Three-dimensional images of a sample of Jhuran sandstone at 20× magnification by X-ray microscopy. The main phases present are segmented on the basis of intensity differences. The distribution of each of these phases are shown. a Heavy minerals (dark green); b Light green shades indicating carbonate cements; c Heavy minerals, carbonate cement and framework grains (pink) with prominent boundaries; d Heavy minerals (black arrow), carbonate cement (yellow arrow), framework grains (blue arrow) and zeolite cement (reddish brown shade, white arrow)

5 Discussion

The Mesozoic Kutch Basin with southwesterly palaeoslope was bounded by two prominent highs, the Nagar Parkar Uplift to the north (formed as one of the horsts of the rift basin) and the Aravalli Highlands to the east (Fig. 1a). Most of the studied siliciclastic sediments were possibly sourced from these two highs. The QFL plot reveals the basement uplifted provenance for the arenite samples of Middle Jurassic Jhumara Formation (Fig. 4). Possibly, most of the sediments are supplied from the Nagar Parkar Uplift comprising rocks of Nagar Parkar igneous complex. Samples of Upper Jurassic Jhuran Formation and Lower Cretaceous Bhuj Formation indicate transitional continental provenance signatures. This is attributed to a mixture of sediment supplies from rocks of the Nagar Parkar Uplift (basement uplifted source) and the Aravalli Highlands (cratonic source). Thus, upliftment along the Kutch Mainland Fault in the Early Cretaceous (Biswas 2005) possibly had a major impact on sediment transportation paths in the Kutch Mainland.

The Nagar Parkar igneous complex comprises the Late Proterozoic granites, rhyolites, acidic and basic dykes (Ahmad and Chaudhry 2008; Laghari et al. 2013).

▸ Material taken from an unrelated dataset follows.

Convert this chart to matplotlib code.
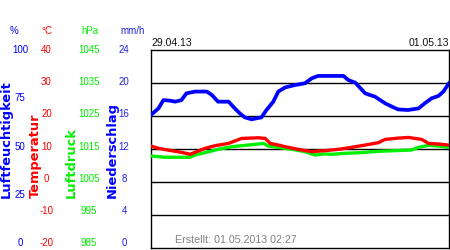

These rocks were uplifted and exposed by the Nagar Parker Fault in the Early Jurassic. The highlands formed by the rocks of the Proterozoic Aravalli and Delhi Supergroups in the east expose various grades of metasedimentary rocks, granite gneisses and metabasic dikes (Ramakrishnan and Vaidyanadhan 2008). In the studied samples, presence of abraded silica overgrowth and well-rounded zircons in samples of all three formations indicate a reworked polycyclic origin of detrital grains. Chemistry of ilmenites in the Middle Jurassic Jhumara Formation indicates its derivation from a mixed sediment source of felsic igneous and metabasic rocks. Ilmenites in the Upper Jurassic Jhuran Formation and Lower Cretaceous Bhuj Formation are sourced from metabasic rocks. Metabasic rocks are absent in the Nagar Parkar igneous complex. Thus, chemistry of ilmenites in the sediments of the Late Jurassic and Early Cretaceous suggests its derivation from the east. Elemental chemistry of garnets in all three formations further reveals a metabasic source rock provenance. This shift in sediment supply possibly relates to the upliftment along the Kutch Mainland Fault in the Early Cretaceous, blocking sediment supply from north.

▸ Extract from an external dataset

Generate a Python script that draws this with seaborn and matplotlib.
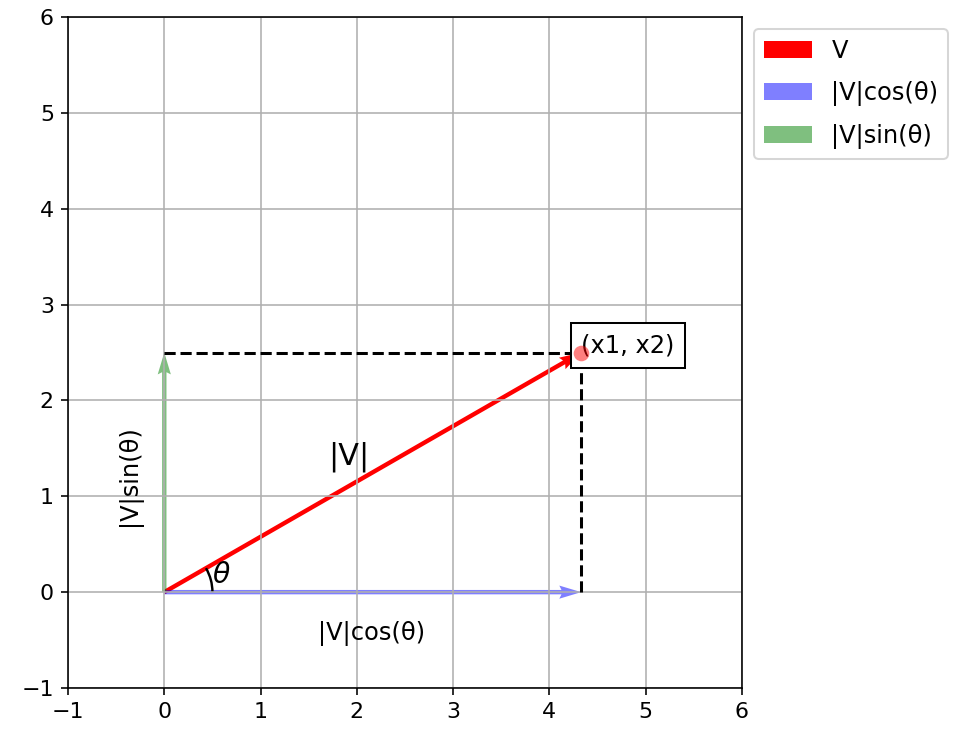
import matplotlib
matplotlib.use('Agg')
import matplotlib.pyplot as plt
from matplotlib.patches import Arc
import pandas as pd
import seaborn as sns

# vector V and its components
x1 = 4.33
x2 = 2.5
vec_names = ['V', '|V|cos(θ)', '|V|sin(θ)']
vec_u = [x1, x1, 0]
vec_v = [x2, 0, x2]
vec_colors = ['red', 'blue', 'green']
vec_alpha = [1.0, 0.5, 0.5]
theta_deg = 30
ticks = [-1, 0, 1, 2, 3, 4, 5, 6]

fig = plt.figure(figsize=(955 / 145, 732 / 145), dpi=145)
ax = fig.add_axes([68 / 955, 44 / 732, 674 / 955, 671 / 732])

for name, u, v, c, a in zip(vec_names, vec_u, vec_v, vec_colors, vec_alpha):
    ax.quiver(0, 0, u, v, angles='xy', scale_units='xy', scale=1,
              color=c, alpha=a, width=0.0065, label=name)

# tip of the vector
tip = pd.DataFrame({'x': [x1], 'y': [x2]})
sns.scatterplot(data=tip, x='x', y='y', color='red', alpha=0.5, s=60,
                linewidth=0, ax=ax, zorder=4)

ax.plot([0, x1], [x2, x2], 'k--', lw=1.5)
ax.plot([x1, x1], [0, x2], 'k--', lw=1.5)

ax.add_patch(Arc((0, 0), 1, 1, theta1=0, theta2=theta_deg, color='black', lw=1.2))
ax.text(0.5, 0.1, r'$\theta$', fontsize=14)
ax.text(1.7, 1.33, '|V|', fontsize=15)
ax.text(1.6, -0.5, '|V|cos(θ)', fontsize=12)
ax.text(-0.36, 1.22, '|V|sin(θ)', fontsize=12, rotation=90, ha='center', va='center')
ax.text(x1, x2, '(x1, x2)', fontsize=12,
        bbox=dict(facecolor='white', edgecolor='black', pad=5))

ax.set_xlim(-1, 6)
ax.set_ylim(-1, 6)
ax.set_xticks(ticks)
ax.set_yticks(ticks)
ax.tick_params(labelsize=11)
ax.set_xlabel('')
ax.set_ylabel('')
ax.grid(True)
ax.legend(loc='upper left', bbox_to_anchor=(1, 1), fontsize=12, labelspacing=0.75)

fig.savefig('out.png', dpi=145)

High relief and rapid erosion of fault-bounded basement uplifts result in sandstones of typical arkosic composition in the nearby basins (Dickinson 1985; Dickinson and Suczek 1979). Low relief of cratons and prolonged transport of sediments through continental regions of low relief result in quartzose sands (Dickinson and Suczek 1979). QFL detrital modes indicate a shift of sandstone type from arkosic (in Middle Jurassic Jhumara Formation) to subarkosic (in Lower Cretaceous Bhuj Formation). Sandstones further exhibit a change in ZTR index from 25 to 50% through intermediate values, which records increasing tectonic stability. A climatic shift from arid to humid conditions can make a similar mineralogical change from arkosic to sub-arkosic nature of sandstones. The Kutch Basin records a transition from syn-rift to post-rift and therefore the compositional shift of sandstone may be attributed to tectonic stability of a rift basin.

6 Conclusions

The major conclusions of the study on the Mesozoic sandstones of Kutch Basin are as follows.

  1. 1)

    The two main sediment sources of the Kutch Mainland include the predominantly felsic basement rocks of Nagar Parkar igneous complex in the north and the Proterozoic Aravalli and Delhi Supergroups in the east.

  2. 2)

    QFL plot indicates a primarily basement-uplifted provenance for the Middle Jurassic Jhumara Formation and a mixture of basement-uplifted and cratonic-interior provenance for rocks of the Upper Jurassic Jhuran Formation and Lower Cretaceous Bhuj Formation. The change in composition of sandstones from arkose in syn-rift sediments to sub-arkose post-rift sediments supports the increasing tectonic stability of the basin.

  3. 3)

    Ilmenites in the Middle Jurassic derived from both north and east, while those in the Late Jurassic to Early Cretaceous sediments relate to easterly highlands. Garnet chemistry relates to high-grade metabasic source during the deposition of sediments from Middle Jurassic to Early Cretaceous.

  4. 4)

    The present investigation points to predominant sediment source from eastern highlands during the late syn-rift to post-rift stage. This may possibly be related to upliftment along the Kutch Mainland Fault, which prevented sediment supply from north in the Kutch Mainland.

  5. 5)

    X-ray microscopy reveals 3-D distribution of heavy minerals in rock samples. The high content of heavy minerals in the Jhuran Formation indicates high-degree reworking of sediments.